Separation of nuclear and cytoplasm fractions

RNA extraction from the nuclear and cytoplasmic fractions was carried out using the PARIS Kit (AM1921, Life Technologies) according to the manufacturer’s instructions. Following extraction, qPCR was employed to determine the relative RNA levels from each fraction. Nuclear control transcripts U3 and U6 were utilized, with GAPDH mRNA acting as the cytoplasmic marker.

Chromatin immunoprecipitation (ChIP) assay

ChIP assays were performed using the EZ-Magna ChIP A/G Kit (17-10086, Millipore) according to the manufacturer’s instructions. Briefly, HCC cells were cross-linked with 1% formaldehyde (F8775, Sigma-Aldrich) at room temperature for 10 min and then quenched with glycine. After washing, cells were lysed in the lysis buffer at 4 °C for 30 min and sonicated (Sonifier 450D, Branson) (50% amplitude, 10 s pulse, 30 s rest on ice, 4 cycles) to generate DNA fragments (200-1,000 bp in length). A total of 10 µg of protein-DNA complexes were immunoprecipitated with the indicated antibodies or isotype-matched IgG. The immunoprecipitated DNA was then purified and utilized for qPCR analysis. The ChIP-qPCR primer sequences are shown in Supplementary Table 1.

In vivo animal study

All mice (Charles River Laboratories, China) were handled in compliance with the Guide for the Care and Use of Laboratory Animals and approved by the Institutional Animal Care and Use Committee of the Third Affiliated Hospital of Sun Yat-sen University. They were housed in standard, specific pathogen-free conditions with ad libitum access to rodent laboratory chow and tap water, maintaining a temperature of 24 ± 1 °C, a humidity of 50 ± 10%, and a 12:12 h light/dark cycle. Food and water were freely available throughout the study.
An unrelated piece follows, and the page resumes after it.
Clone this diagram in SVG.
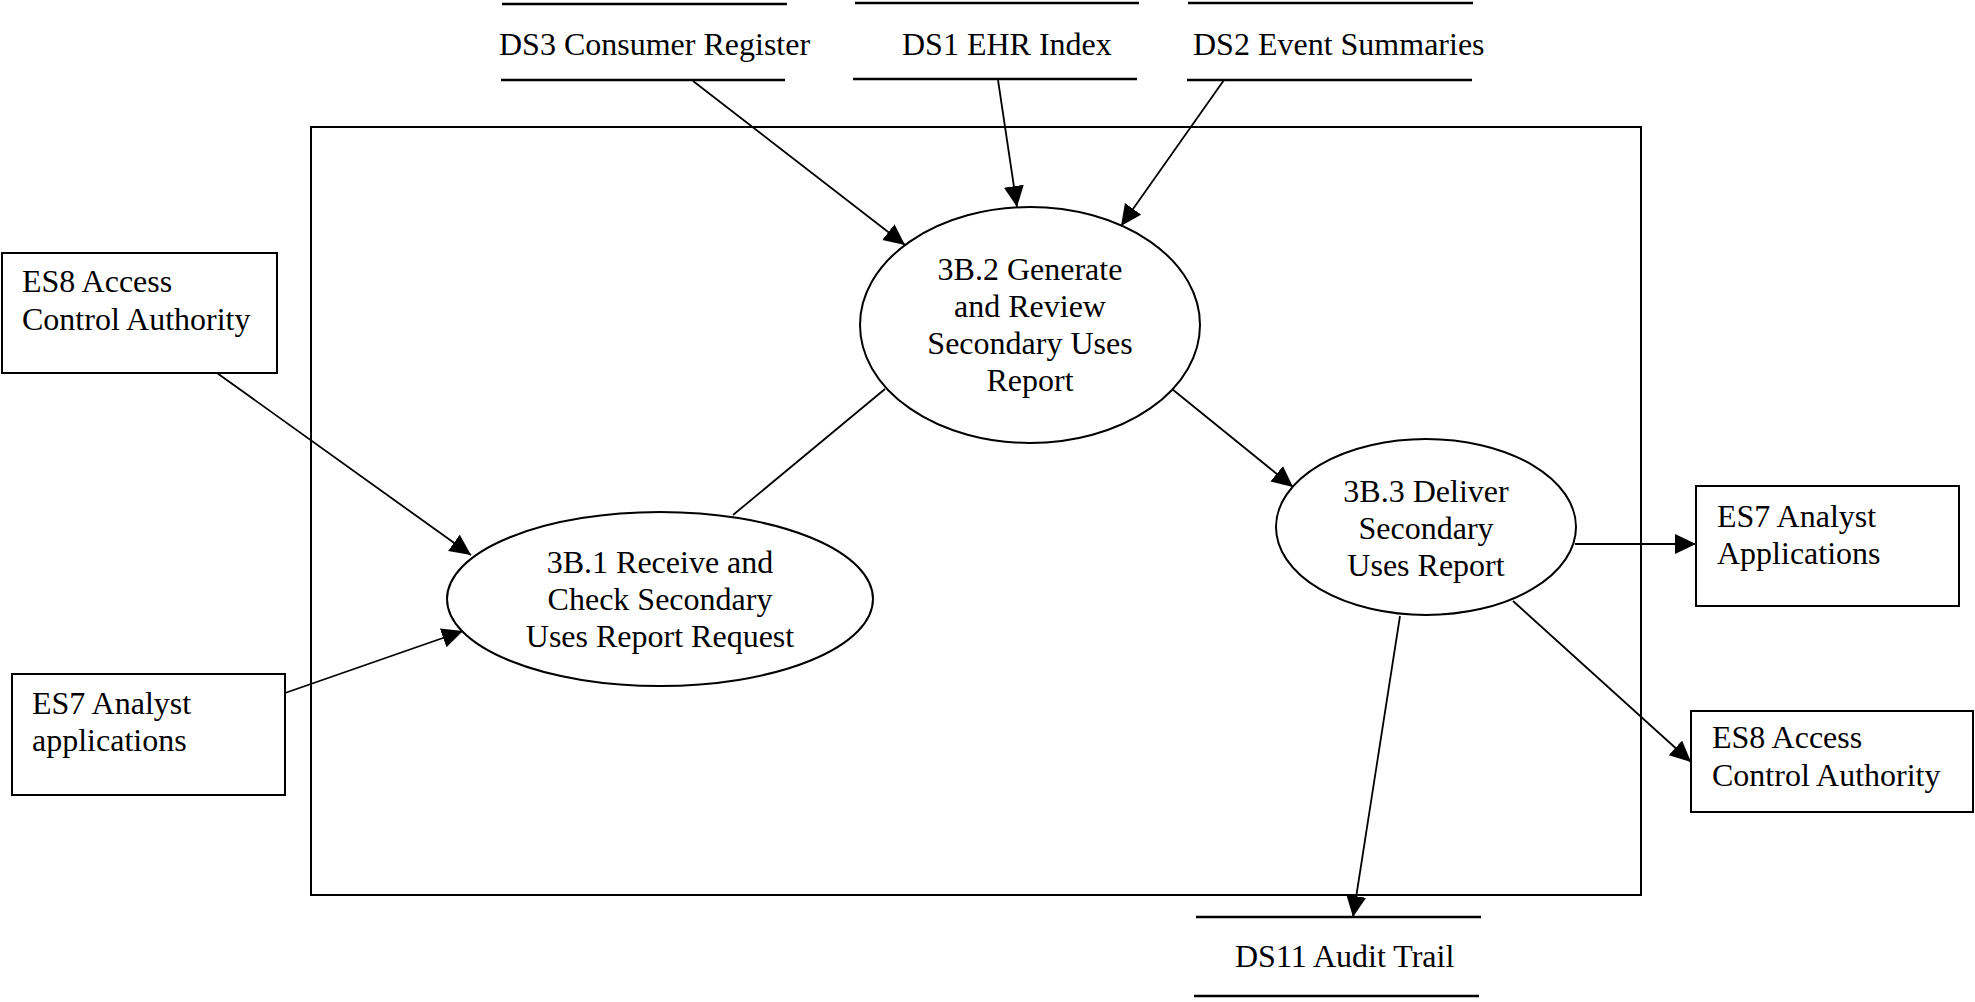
<svg xmlns="http://www.w3.org/2000/svg" width="1975" height="1002" viewBox="0 0 1975 1002">
  <style>
    text { font-family: "Liberation Serif", "Times New Roman", serif; font-size: 32px; fill: #000; }
    .mid { text-anchor: middle; }
    .box { fill: #fff; stroke: #000; stroke-width: 2; }
    .proc { fill: #fff; stroke: #000; stroke-width: 2; }
    .store { stroke: #000; stroke-width: 2.6; }
    .flow { fill: none; stroke: #000; stroke-width: 1.8; }
    .arrow { marker-end: url(#head); }
  </style>
  <defs>
    <marker id="head" markerUnits="userSpaceOnUse" markerWidth="22" markerHeight="22" refX="21" refY="10" orient="auto">
      <path d="M0,0 L21,10 L0,20 Z" fill="#000"/>
    </marker>
  </defs>

  <rect width="1975" height="1002" fill="#fff"/>

  <!-- system boundary -->
  <rect id="boundary" x="311" y="127" width="1330" height="768" fill="none" stroke="#000" stroke-width="2"/>

  <!-- data stores -->
  <g id="ds3">
    <line class="store" x1="502" y1="4" x2="787" y2="4"/>
    <line class="store" x1="501" y1="80" x2="785" y2="80"/>
    <text x="499" y="55">DS3 Consumer Register</text>
  </g>
  <g id="ds1">
    <line class="store" x1="855" y1="3" x2="1139" y2="3"/>
    <line class="store" x1="853" y1="79" x2="1137" y2="79"/>
    <text x="902" y="55">DS1 EHR Index</text>
  </g>
  <g id="ds2">
    <line class="store" x1="1188" y1="3" x2="1473" y2="3"/>
    <line class="store" x1="1187" y1="80" x2="1472" y2="80"/>
    <text x="1193" y="55">DS2 Event Summaries</text>
  </g>
  <g id="ds11">
    <line class="store" x1="1196" y1="917" x2="1481" y2="917"/>
    <line class="store" x1="1194" y1="996" x2="1479" y2="996"/>
    <text x="1235" y="967">DS11 Audit Trail</text>
  </g>

  <!-- external entities -->
  <g id="es8-in">
    <rect class="box" x="2" y="253" width="275" height="120"/>
    <text x="22" y="292">ES8 Access</text>
    <text x="22" y="330">Control Authority</text>
  </g>
  <g id="es7-in">
    <rect class="box" x="12" y="674" width="273" height="121"/>
    <text x="32" y="714">ES7 Analyst</text>
    <text x="32" y="751">applications</text>
  </g>
  <g id="es7-out">
    <rect class="box" x="1696" y="486" width="263" height="120"/>
    <text x="1717" y="527">ES7 Analyst</text>
    <text x="1717" y="564">Applications</text>
  </g>
  <g id="es8-out">
    <rect class="box" x="1691" y="711" width="282" height="101"/>
    <text x="1712" y="748">ES8 Access</text>
    <text x="1712" y="786">Control Authority</text>
  </g>

  <!-- processes -->
  <g id="p3b2">
    <ellipse class="proc" cx="1030" cy="325" rx="170" ry="118"/>
    <text class="mid" x="1030" y="280">3B.2 Generate</text>
    <text class="mid" x="1030" y="317">and Review</text>
    <text class="mid" x="1030" y="354">Secondary Uses</text>
    <text class="mid" x="1030" y="391">Report</text>
  </g>
  <g id="p3b1">
    <ellipse class="proc" cx="660" cy="599" rx="213" ry="87"/>
    <text class="mid" x="660" y="573">3B.1 Receive and</text>
    <text class="mid" x="660" y="610">Check Secondary</text>
    <text class="mid" x="660" y="647">Uses Report Request</text>
  </g>
  <g id="p3b3">
    <ellipse class="proc" cx="1426" cy="527" rx="150" ry="88"/>
    <text class="mid" x="1426" y="502">3B.3 Deliver</text>
    <text class="mid" x="1426" y="539">Secondary</text>
    <text class="mid" x="1426" y="576">Uses Report</text>
  </g>

  <!-- data flows -->
  <g id="flows">
    <line class="flow arrow" x1="693" y1="81" x2="905" y2="245"/>
    <line class="flow arrow" x1="998" y1="80" x2="1017" y2="207"/>
    <line class="flow arrow" x1="1224" y1="80" x2="1121" y2="226"/>
    <line class="flow" x1="885" y1="389" x2="733" y2="515"/>
    <line class="flow arrow" x1="217" y1="373" x2="471" y2="555"/>
    <line class="flow arrow" x1="285" y1="693" x2="463" y2="631"/>
    <line class="flow arrow" x1="1172" y1="389" x2="1293" y2="487"/>
    <line class="flow arrow" x1="1575" y1="544" x2="1696" y2="544"/>
    <line class="flow arrow" x1="1513" y1="601" x2="1691" y2="762"/>
    <line class="flow arrow" x1="1400" y1="616" x2="1353" y2="917"/>
  </g>
</svg>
For in vivo tumor growth monitoring, BALB/c-nude mice aged 3–4 weeks were subcutaneously injected with 1 × 106 HCC cells. Tumors were measured every two days, and on the final day, they were excised, weighed, and their volumes calculated using the formula: tumor volume = π/6 × large diameter × smaller diameter2.
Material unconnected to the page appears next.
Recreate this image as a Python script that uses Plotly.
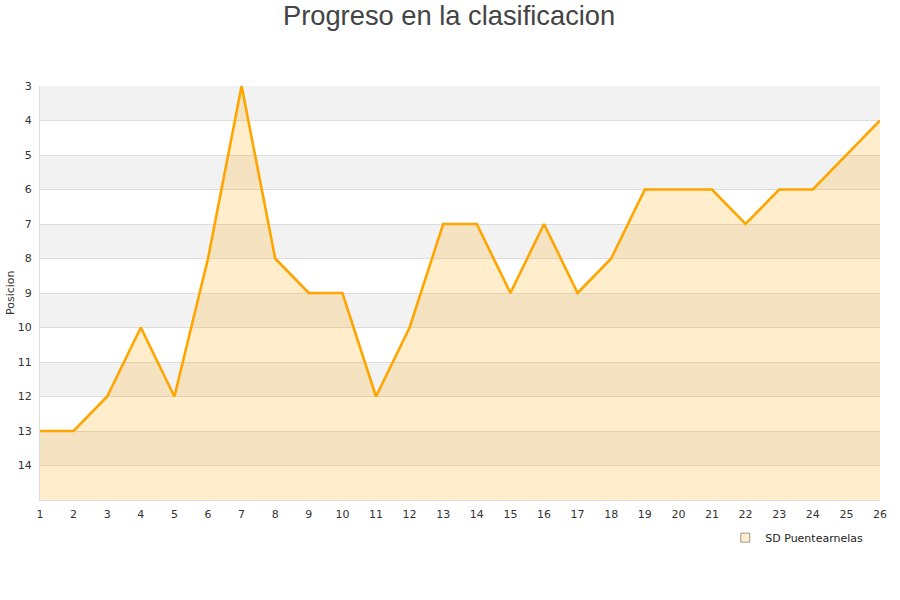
import plotly.graph_objects as go

jornadas = list(range(1, 27))
posiciones = [13, 13, 12, 10, 12, 8, 3, 8, 9, 9, 12, 10, 7, 7, 9, 7, 9, 8, 6, 6, 6, 7, 6, 6, 5, 4]
y_ticks = list(range(3, 15))
fondo = [15] * len(jornadas)
equipo = "SD Puentearnelas"

fig = go.Figure()

# alternating horizontal bands
for i, y in enumerate(range(3, 15)):
    if i % 2 == 0:
        fig.add_shape(type="rect", xref="paper", yref="y", x0=0, x1=1, y0=y, y1=y + 1,
                      fillcolor="#f2f2f2", line_width=0, layer="below")

fig.add_trace(go.Scatter(x=jornadas, y=fondo, mode="lines", line=dict(width=0),
                         showlegend=False, hoverinfo="skip"))
fig.add_trace(go.Scatter(x=jornadas, y=posiciones, mode="lines", fill="tonexty",
                         fillcolor="rgba(255,165,0,0.2)",
                         line=dict(color="#ffa500", width=2.6),
                         name=equipo, showlegend=False))
fig.add_trace(go.Scatter(x=[None], y=[None], mode="markers", name=equipo,
                         marker=dict(symbol="square", size=9, color="#ffedcc",
                                     line=dict(color="#999", width=1))))

# y axis title as annotation so it sits where the reference has it
fig.add_annotation(text="Posicion", xref="paper", yref="paper", x=-0.0357, y=0.5,
                   xanchor="center", yanchor="middle", textangle=-90, showarrow=False,
                   font=dict(size=11, color="#333"))

fig.update_layout(
    width=900, height=600,
    margin=dict(l=40, r=20, t=86, b=100, autoexpand=False),
    paper_bgcolor="white", plot_bgcolor="white",
    font=dict(family="DejaVu Sans", size=11, color="#333"),
    title=dict(text="Progreso en la clasificacion", xref="container", x=0.499,
               xanchor="center", y=0.975, yanchor="middle",
               font=dict(family="Liberation Sans", size=27.3, color="#444")),
    legend=dict(orientation="h", x=0.986, xanchor="right", y=-0.056, yanchor="top",
                itemwidth=30, font=dict(size=11, color="#222"), bgcolor="rgba(0,0,0,0)"),
    showlegend=True,
)
fig.update_xaxes(range=[1, 26], tickvals=jornadas, showgrid=False, zeroline=False,
                 showline=True, linecolor="#ddd", ticks="", automargin=False,
                 ticklabelstandoff=4, tickfont=dict(size=11, color="#333"))
fig.update_yaxes(range=[15, 3], tickvals=y_ticks, showgrid=True, gridcolor="#dddddd",
                 zeroline=False, showline=True, linecolor="#ddd", ticks="", automargin=False,
                 ticklabelstandoff=5, tickfont=dict(size=11, color="#333"))

# page without the browser's default body margin
fig.write_html("out.html", config={"displayModeBar": False},
               post_script="document.body.style.margin='0';")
To evaluate in vivo metastasis, BALB/c-nude mice aged 5–6 weeks were intravenously injected with 100 µL of HCC cell suspension (5 × 106/mL) through the tail vein. After 8 weeks, mice from each group were euthanized, and their lung tissues were collected for the evaluation of metastatic foci using standard histopathological methods.
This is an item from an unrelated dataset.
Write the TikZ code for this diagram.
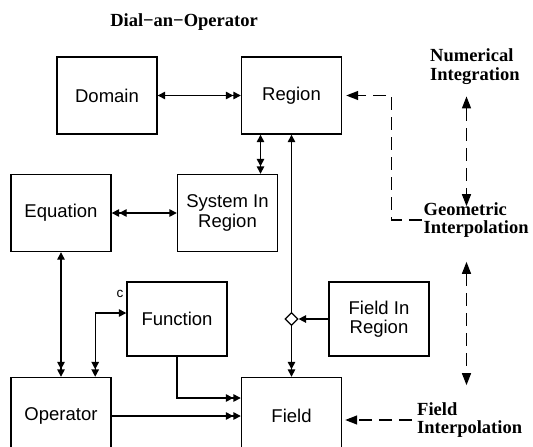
\documentclass[tikz,border=0pt]{standalone}
\usepackage{fontspec}
\setmainfont{Liberation Serif}
\setsansfont{Liberation Sans}
\usetikzlibrary{arrows.meta, positioning, shapes.geometric}

\tikzset{
  blk/.style={draw, line width=1.4pt, minimum width=100pt, minimum height=77pt, align=center, inner sep=2pt,
    font=\sffamily\fontsize{18.5}{19.5}\selectfont},
  lbl/.style={anchor=west, align=left, inner sep=0pt, font=\bfseries\fontsize{18.5}{18.5}\selectfont},
  con/.style={line width=1.4pt, >={Triangle[length=7.5pt,width=7.5pt]}},
  dsh/.style={line width=1.4pt, dash pattern=on 13pt off 7pt, >={Triangle[length=12pt,width=9pt]}},
  junc/.style={diamond, draw, fill=white, line width=1.2pt, inner sep=0pt, minimum size=13pt},
}

\begin{document}
\begin{tikzpicture}[x=1pt, y=-1pt]
    \useasboundingbox (0,0) rectangle (533,447);

    \node (title) [font=\bfseries\fontsize{18.5}{18.5}\selectfont] at (184,22) {Dial−an−Operator};

    % boxes
    \node (domain) [blk] at (107,95.5) {Domain};
    \node (region) [blk] at (291.5,95.5) {Region};
    \node (equation) [blk] at (61,213) {Equation};
    \node (sysreg) [blk] at (227.5,213) {System In\\Region};
    \node (function) [blk, minimum height=74pt] at (177,319) {Function};
    \node (fieldreg) [blk, minimum height=74pt] at (379,319) {Field In\\Region};
    \node (operator) [blk] at (61,416) {Operator};
    \node (field) [blk] at (291.5,416) {Field};
    \node (cmark) [font=\sffamily\fontsize{13.5}{13.5}\selectfont, inner sep=0pt] at (120,294) {c};
    \node (junction) [junc] at (region.south |- fieldreg.west) {};

    % labels on the right
    \node (numint) [lbl] at (430,66.5) {Numerical\\Integration};
    \node (geoint) [lbl] at (423.5,220) {Geometric\\Interpolation};
    \node (fldint) [lbl] at (417,420) {Field\\Interpolation};
    \coordinate (turn) at (391.7,95.5);
    \coordinate (vline) at (466.5,0);

    % solid connectors
    \path (domain) [con, <->>] edge (region);
    \path (equation) [con, <<->] edge (sysreg);
    \path ([xshift=-31pt]region.south) [con, <->>] edge ([xshift=-31pt]region.south |- sysreg.north);
    \path (equation) [con, <->>] edge (operator);
    \path (junction) [con, ->] edge (region);
    \path (junction) [con, ->>] edge (field);
    \path (fieldreg) [con, ->] edge (junction);
    \path (operator) [con, ->>] edge (field);
    \draw [con, <<->] ([xshift=-16.5pt]operator.north east) |- ([yshift=6pt]function.west);
    \draw [con, ->>] (function.south) |- ([yshift=18pt]field.west);

    % dashed connectors
    \draw [dsh, ->, shorten >=4pt, shorten <=2pt] (geoint.west) -| (turn) -- (region.east);
    \draw [dsh, <->, shorten <=12pt, shorten >=-4pt] (numint.south -| vline) -- (geoint.north -| vline);
    \draw [dsh, <->, shorten <=24pt, shorten >=17pt] (geoint.south -| vline) -- (fldint.north -| vline);
    \draw [dsh, ->, shorten >=3pt, shorten <=5pt] (fldint.west) -- (fldint.west -| field.east);
\end{tikzpicture}
\end{document}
To assess the treatment effect of ZZW-115, 5 × 105 HCC cells were subcutaneously injected into 4- to 6-week-old BALB/c-nude mice. When the tumor volumes averaged approximately 200 mm3, mice were randomly assigned to specified groups. Treatments were administered every five days per week, including: 0.5% DMSO in PBS (carrier), lenvatinib 30 mg/kg (oral), ZZW-115 5 mg/kg (i.p. injection), or a combination of lenvatinib 30 mg/kg and ZZW-115 5 mg/kg. Mouse weight and tumor volume were measured every five days. After 25 days, mice were euthanized, and subcutaneous tumors were excised for routine hematoxylin and eosin (H&E) staining and subsequent IHC analysis, following the manufacturer’s instructions.

Statistical analysis

Each experiment was performed thrice for technical consistency. Error bars, unless specified otherwise, denote standard deviation (SD). Data were analyzed using GraphPad Prism 6.0, with pairwise group comparisons conducted using a two-tailed, unpaired Student’s t-test, and multiple comparisons analyzed using one-way or two-way ANOVA. Statistical significance was represented as *p < 0.05, **p < 0.01, and ***p < 0.001, with ns indicating no significance.